▸ Prompt
Quote the whole listing word for word. Do not include the pictures.

+++ Given material

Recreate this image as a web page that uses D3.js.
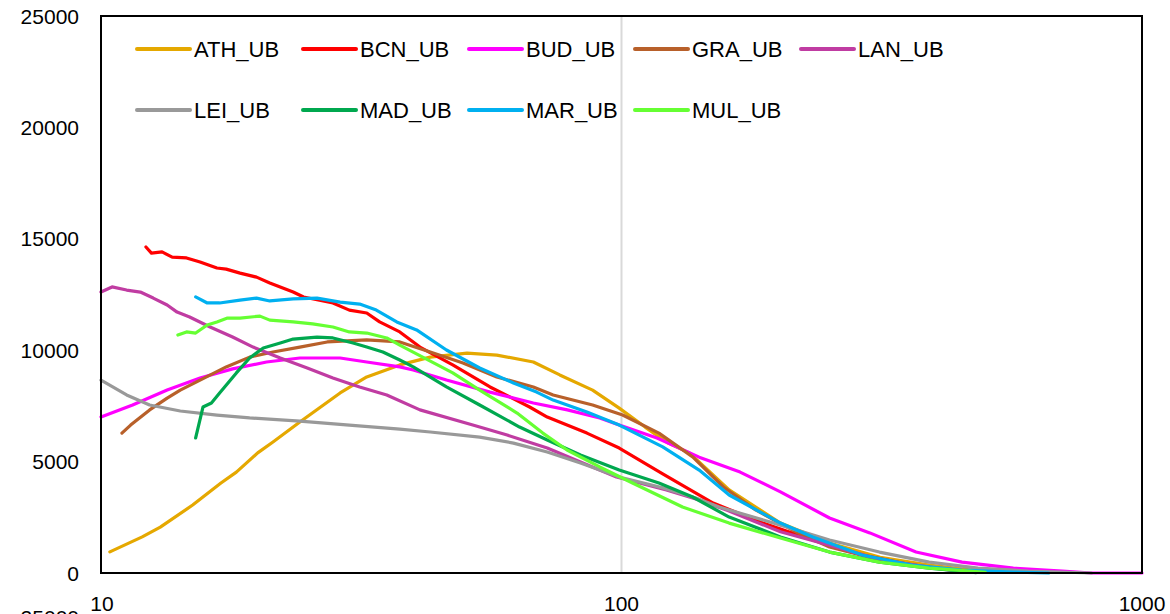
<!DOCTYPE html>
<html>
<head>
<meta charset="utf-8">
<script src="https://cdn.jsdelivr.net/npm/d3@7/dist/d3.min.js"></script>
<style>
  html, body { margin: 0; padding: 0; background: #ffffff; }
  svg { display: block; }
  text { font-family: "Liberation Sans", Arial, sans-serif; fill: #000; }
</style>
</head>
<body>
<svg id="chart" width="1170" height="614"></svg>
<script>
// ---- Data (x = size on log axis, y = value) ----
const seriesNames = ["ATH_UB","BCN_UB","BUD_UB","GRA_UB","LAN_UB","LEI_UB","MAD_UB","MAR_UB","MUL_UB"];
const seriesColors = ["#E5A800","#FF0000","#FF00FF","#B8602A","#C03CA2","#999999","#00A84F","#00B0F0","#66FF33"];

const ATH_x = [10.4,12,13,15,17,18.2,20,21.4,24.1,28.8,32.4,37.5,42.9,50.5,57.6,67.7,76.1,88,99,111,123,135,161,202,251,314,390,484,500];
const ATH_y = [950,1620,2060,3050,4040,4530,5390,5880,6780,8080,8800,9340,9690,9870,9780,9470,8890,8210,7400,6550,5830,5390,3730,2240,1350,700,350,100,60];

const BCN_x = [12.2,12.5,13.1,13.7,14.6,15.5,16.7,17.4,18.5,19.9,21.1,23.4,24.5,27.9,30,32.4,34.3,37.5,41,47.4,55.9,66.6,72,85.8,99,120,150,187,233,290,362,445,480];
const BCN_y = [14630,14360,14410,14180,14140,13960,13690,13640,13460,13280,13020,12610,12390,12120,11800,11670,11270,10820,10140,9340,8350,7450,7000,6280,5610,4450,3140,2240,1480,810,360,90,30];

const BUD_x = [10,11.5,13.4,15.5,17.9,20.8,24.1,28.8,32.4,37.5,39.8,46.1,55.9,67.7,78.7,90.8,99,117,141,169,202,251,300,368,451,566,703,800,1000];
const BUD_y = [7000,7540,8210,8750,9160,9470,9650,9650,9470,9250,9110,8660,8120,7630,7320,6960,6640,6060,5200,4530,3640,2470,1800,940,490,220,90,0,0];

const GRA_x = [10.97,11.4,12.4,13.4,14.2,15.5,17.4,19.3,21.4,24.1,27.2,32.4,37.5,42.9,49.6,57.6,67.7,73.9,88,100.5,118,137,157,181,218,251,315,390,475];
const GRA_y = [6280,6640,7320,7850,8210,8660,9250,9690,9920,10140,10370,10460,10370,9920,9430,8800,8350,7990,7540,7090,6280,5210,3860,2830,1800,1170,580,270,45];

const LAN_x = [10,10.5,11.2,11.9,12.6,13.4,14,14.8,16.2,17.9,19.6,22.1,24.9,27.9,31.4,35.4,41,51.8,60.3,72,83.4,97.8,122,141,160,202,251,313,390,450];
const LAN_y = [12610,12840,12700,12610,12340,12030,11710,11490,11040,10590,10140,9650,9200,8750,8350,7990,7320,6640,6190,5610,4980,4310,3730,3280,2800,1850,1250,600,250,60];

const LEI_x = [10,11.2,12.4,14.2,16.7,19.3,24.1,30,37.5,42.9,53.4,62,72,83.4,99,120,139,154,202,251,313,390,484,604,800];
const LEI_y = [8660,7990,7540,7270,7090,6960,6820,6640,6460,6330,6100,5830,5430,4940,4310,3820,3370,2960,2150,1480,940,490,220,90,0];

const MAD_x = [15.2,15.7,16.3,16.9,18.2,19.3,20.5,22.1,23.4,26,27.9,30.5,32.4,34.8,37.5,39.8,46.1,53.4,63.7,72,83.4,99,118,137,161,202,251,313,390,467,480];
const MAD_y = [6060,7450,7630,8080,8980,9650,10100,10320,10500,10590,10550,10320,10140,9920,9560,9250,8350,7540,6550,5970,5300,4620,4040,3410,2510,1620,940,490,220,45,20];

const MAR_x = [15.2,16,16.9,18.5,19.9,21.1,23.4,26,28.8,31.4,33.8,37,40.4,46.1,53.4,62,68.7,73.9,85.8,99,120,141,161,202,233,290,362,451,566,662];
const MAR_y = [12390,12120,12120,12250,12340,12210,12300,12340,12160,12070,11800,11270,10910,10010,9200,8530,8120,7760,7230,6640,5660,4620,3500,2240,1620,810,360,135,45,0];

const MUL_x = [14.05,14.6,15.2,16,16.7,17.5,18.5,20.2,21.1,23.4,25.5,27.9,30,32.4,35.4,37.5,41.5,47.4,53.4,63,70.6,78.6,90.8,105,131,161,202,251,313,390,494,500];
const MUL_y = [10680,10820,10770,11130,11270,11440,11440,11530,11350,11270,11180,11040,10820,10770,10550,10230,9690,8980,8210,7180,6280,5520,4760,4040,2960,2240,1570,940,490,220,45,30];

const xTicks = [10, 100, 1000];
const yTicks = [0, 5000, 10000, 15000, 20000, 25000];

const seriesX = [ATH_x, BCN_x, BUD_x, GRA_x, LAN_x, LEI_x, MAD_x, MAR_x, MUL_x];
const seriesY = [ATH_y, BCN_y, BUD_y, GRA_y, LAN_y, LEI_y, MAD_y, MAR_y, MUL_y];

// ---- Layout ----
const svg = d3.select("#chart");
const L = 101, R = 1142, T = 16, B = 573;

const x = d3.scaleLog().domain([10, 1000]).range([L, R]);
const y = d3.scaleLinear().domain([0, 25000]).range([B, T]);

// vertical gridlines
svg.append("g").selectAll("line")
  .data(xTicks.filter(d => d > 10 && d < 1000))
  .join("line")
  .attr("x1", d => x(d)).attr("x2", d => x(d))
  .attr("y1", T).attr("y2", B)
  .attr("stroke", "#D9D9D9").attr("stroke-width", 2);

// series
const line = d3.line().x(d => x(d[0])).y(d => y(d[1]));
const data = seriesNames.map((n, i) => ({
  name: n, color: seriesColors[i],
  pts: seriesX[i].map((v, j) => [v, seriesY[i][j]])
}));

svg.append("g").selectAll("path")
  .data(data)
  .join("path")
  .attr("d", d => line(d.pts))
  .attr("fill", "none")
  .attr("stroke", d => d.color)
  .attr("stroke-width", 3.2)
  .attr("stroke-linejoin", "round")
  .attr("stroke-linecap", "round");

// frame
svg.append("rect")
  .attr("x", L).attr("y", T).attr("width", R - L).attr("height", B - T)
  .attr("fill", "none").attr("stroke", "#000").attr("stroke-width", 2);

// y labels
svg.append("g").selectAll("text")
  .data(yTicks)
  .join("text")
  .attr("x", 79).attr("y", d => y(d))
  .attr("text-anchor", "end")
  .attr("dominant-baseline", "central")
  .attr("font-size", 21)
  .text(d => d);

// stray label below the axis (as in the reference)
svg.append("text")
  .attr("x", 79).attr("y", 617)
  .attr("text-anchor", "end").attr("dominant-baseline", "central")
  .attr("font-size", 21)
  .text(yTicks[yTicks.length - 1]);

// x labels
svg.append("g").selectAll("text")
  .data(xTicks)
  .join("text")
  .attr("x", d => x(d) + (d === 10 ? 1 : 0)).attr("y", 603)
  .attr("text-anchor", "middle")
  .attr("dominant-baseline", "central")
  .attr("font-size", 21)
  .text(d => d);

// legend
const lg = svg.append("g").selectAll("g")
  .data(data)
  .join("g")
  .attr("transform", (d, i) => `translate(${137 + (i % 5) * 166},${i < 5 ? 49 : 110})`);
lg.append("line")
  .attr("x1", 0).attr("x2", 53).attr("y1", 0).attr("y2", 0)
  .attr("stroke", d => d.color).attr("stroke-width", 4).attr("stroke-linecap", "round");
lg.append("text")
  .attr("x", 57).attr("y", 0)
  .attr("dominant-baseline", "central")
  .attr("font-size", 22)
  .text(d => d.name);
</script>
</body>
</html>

++++++

▸ Answer to the task
Recreate this image as a web page that uses D3.js.
<!DOCTYPE html>
<html>
<head>
<meta charset="utf-8">
<script src="https://cdn.jsdelivr.net/npm/d3@7/dist/d3.min.js"></script>
<style>
  html, body { margin: 0; padding: 0; background: #ffffff; }
  svg { display: block; }
  text { font-family: "Liberation Sans", Arial, sans-serif; fill: #000; }
</style>
</head>
<body>
<svg id="chart" width="1170" height="614"></svg>
<script>
// ---- Data (x = size on log axis, y = value) ----
const seriesNames = ["ATH_UB","BCN_UB","BUD_UB","GRA_UB","LAN_UB","LEI_UB","MAD_UB","MAR_UB","MUL_UB"];
const seriesColors = ["#E5A800","#FF0000","#FF00FF","#B8602A","#C03CA2","#999999","#00A84F","#00B0F0","#66FF33"];

const ATH_x = [10.4,12,13,15,17,18.2,20,21.4,24.1,28.8,32.4,37.5,42.9,50.5,57.6,67.7,76.1,88,99,111,123,135,161,202,251,314,390,484,500];
const ATH_y = [950,1620,2060,3050,4040,4530,5390,5880,6780,8080,8800,9340,9690,9870,9780,9470,8890,8210,7400,6550,5830,5390,3730,2240,1350,700,350,100,60];

const BCN_x = [12.2,12.5,13.1,13.7,14.6,15.5,16.7,17.4,18.5,19.9,21.1,23.4,24.5,27.9,30,32.4,34.3,37.5,41,47.4,55.9,66.6,72,85.8,99,120,150,187,233,290,362,445,480];
const BCN_y = [14630,14360,14410,14180,14140,13960,13690,13640,13460,13280,13020,12610,12390,12120,11800,11670,11270,10820,10140,9340,8350,7450,7000,6280,5610,4450,3140,2240,1480,810,360,90,30];

const BUD_x = [10,11.5,13.4,15.5,17.9,20.8,24.1,28.8,32.4,37.5,39.8,46.1,55.9,67.7,78.7,90.8,99,117,141,169,202,251,300,368,451,566,703,800,1000];
const BUD_y = [7000,7540,8210,8750,9160,9470,9650,9650,9470,9250,9110,8660,8120,7630,7320,6960,6640,6060,5200,4530,3640,2470,1800,940,490,220,90,0,0];

const GRA_x = [10.97,11.4,12.4,13.4,14.2,15.5,17.4,19.3,21.4,24.1,27.2,32.4,37.5,42.9,49.6,57.6,67.7,73.9,88,100.5,118,137,157,181,218,251,315,390,475];
const GRA_y = [6280,6640,7320,7850,8210,8660,9250,9690,9920,10140,10370,10460,10370,9920,9430,8800,8350,7990,7540,7090,6280,5210,3860,2830,1800,1170,580,270,45];

const LAN_x = [10,10.5,11.2,11.9,12.6,13.4,14,14.8,16.2,17.9,19.6,22.1,24.9,27.9,31.4,35.4,41,51.8,60.3,72,83.4,97.8,122,141,160,202,251,313,390,450];
const LAN_y = [12610,12840,12700,12610,12340,12030,11710,11490,11040,10590,10140,9650,9200,8750,8350,7990,7320,6640,6190,5610,4980,4310,3730,3280,2800,1850,1250,600,250,60];

const LEI_x = [10,11.2,12.4,14.2,16.7,19.3,24.1,30,37.5,42.9,53.4,62,72,83.4,99,120,139,154,202,251,313,390,484,604,800];
const LEI_y = [8660,7990,7540,7270,7090,6960,6820,6640,6460,6330,6100,5830,5430,4940,4310,3820,3370,2960,2150,1480,940,490,220,90,0];

const MAD_x = [15.2,15.7,16.3,16.9,18.2,19.3,20.5,22.1,23.4,26,27.9,30.5,32.4,34.8,37.5,39.8,46.1,53.4,63.7,72,83.4,99,118,137,161,202,251,313,390,467,480];
const MAD_y = [6060,7450,7630,8080,8980,9650,10100,10320,10500,10590,10550,10320,10140,9920,9560,9250,8350,7540,6550,5970,5300,4620,4040,3410,2510,1620,940,490,220,45,20];

const MAR_x = [15.2,16,16.9,18.5,19.9,21.1,23.4,26,28.8,31.4,33.8,37,40.4,46.1,53.4,62,68.7,73.9,85.8,99,120,141,161,202,233,290,362,451,566,662];
const MAR_y = [12390,12120,12120,12250,12340,12210,12300,12340,12160,12070,11800,11270,10910,10010,9200,8530,8120,7760,7230,6640,5660,4620,3500,2240,1620,810,360,135,45,0];

const MUL_x = [14.05,14.6,15.2,16,16.7,17.5,18.5,20.2,21.1,23.4,25.5,27.9,30,32.4,35.4,37.5,41.5,47.4,53.4,63,70.6,78.6,90.8,105,131,161,202,251,313,390,494,500];
const MUL_y = [10680,10820,10770,11130,11270,11440,11440,11530,11350,11270,11180,11040,10820,10770,10550,10230,9690,8980,8210,7180,6280,5520,4760,4040,2960,2240,1570,940,490,220,45,30];

const xTicks = [10, 100, 1000];
const yTicks = [0, 5000, 10000, 15000, 20000, 25000];

const seriesX = [ATH_x, BCN_x, BUD_x, GRA_x, LAN_x, LEI_x, MAD_x, MAR_x, MUL_x];
const seriesY = [ATH_y, BCN_y, BUD_y, GRA_y, LAN_y, LEI_y, MAD_y, MAR_y, MUL_y];

// ---- Layout ----
const svg = d3.select("#chart");
const L = 101, R = 1142, T = 16, B = 573;

const x = d3.scaleLog().domain([10, 1000]).range([L, R]);
const y = d3.scaleLinear().domain([0, 25000]).range([B, T]);

// vertical gridlines
svg.append("g").selectAll("line")
  .data(xTicks.filter(d => d > 10 && d < 1000))
  .join("line")
  .attr("x1", d => x(d)).attr("x2", d => x(d))
  .attr("y1", T).attr("y2", B)
  .attr("stroke", "#D9D9D9").attr("stroke-width", 2);

// series
const line = d3.line().x(d => x(d[0])).y(d => y(d[1]));
const data = seriesNames.map((n, i) => ({
  name: n, color: seriesColors[i],
  pts: seriesX[i].map((v, j) => [v, seriesY[i][j]])
}));

svg.append("g").selectAll("path")
  .data(data)
  .join("path")
  .attr("d", d => line(d.pts))
  .attr("fill", "none")
  .attr("stroke", d => d.color)
  .attr("stroke-width", 3.2)
  .attr("stroke-linejoin", "round")
  .attr("stroke-linecap", "round");

// frame
svg.append("rect")
  .attr("x", L).attr("y", T).attr("width", R - L).attr("height", B - T)
  .attr("fill", "none").attr("stroke", "#000").attr("stroke-width", 2);

// y labels
svg.append("g").selectAll("text")
  .data(yTicks)
  .join("text")
  .attr("x", 79).attr("y", d => y(d))
  .attr("text-anchor", "end")
  .attr("dominant-baseline", "central")
  .attr("font-size", 21)
  .text(d => d);

// stray label below the axis (as in the reference)
svg.append("text")
  .attr("x", 79).attr("y", 617)
  .attr("text-anchor", "end").attr("dominant-baseline", "central")
  .attr("font-size", 21)
  .text(yTicks[yTicks.length - 1]);

// x labels
svg.append("g").selectAll("text")
  .data(xTicks)
  .join("text")
  .attr("x", d => x(d) + (d === 10 ? 1 : 0)).attr("y", 603)
  .attr("text-anchor", "middle")
  .attr("dominant-baseline", "central")
  .attr("font-size", 21)
  .text(d => d);

// legend
const lg = svg.append("g").selectAll("g")
  .data(data)
  .join("g")
  .attr("transform", (d, i) => `translate(${137 + (i % 5) * 166},${i < 5 ? 49 : 110})`);
lg.append("line")
  .attr("x1", 0).attr("x2", 53).attr("y1", 0).attr("y2", 0)
  .attr("stroke", d => d.color).attr("stroke-width", 4).attr("stroke-linecap", "round");
lg.append("text")
  .attr("x", 57).attr("y", 0)
  .attr("dominant-baseline", "central")
  .attr("font-size", 22)
  .text(d => d.name);
</script>
</body>
</html>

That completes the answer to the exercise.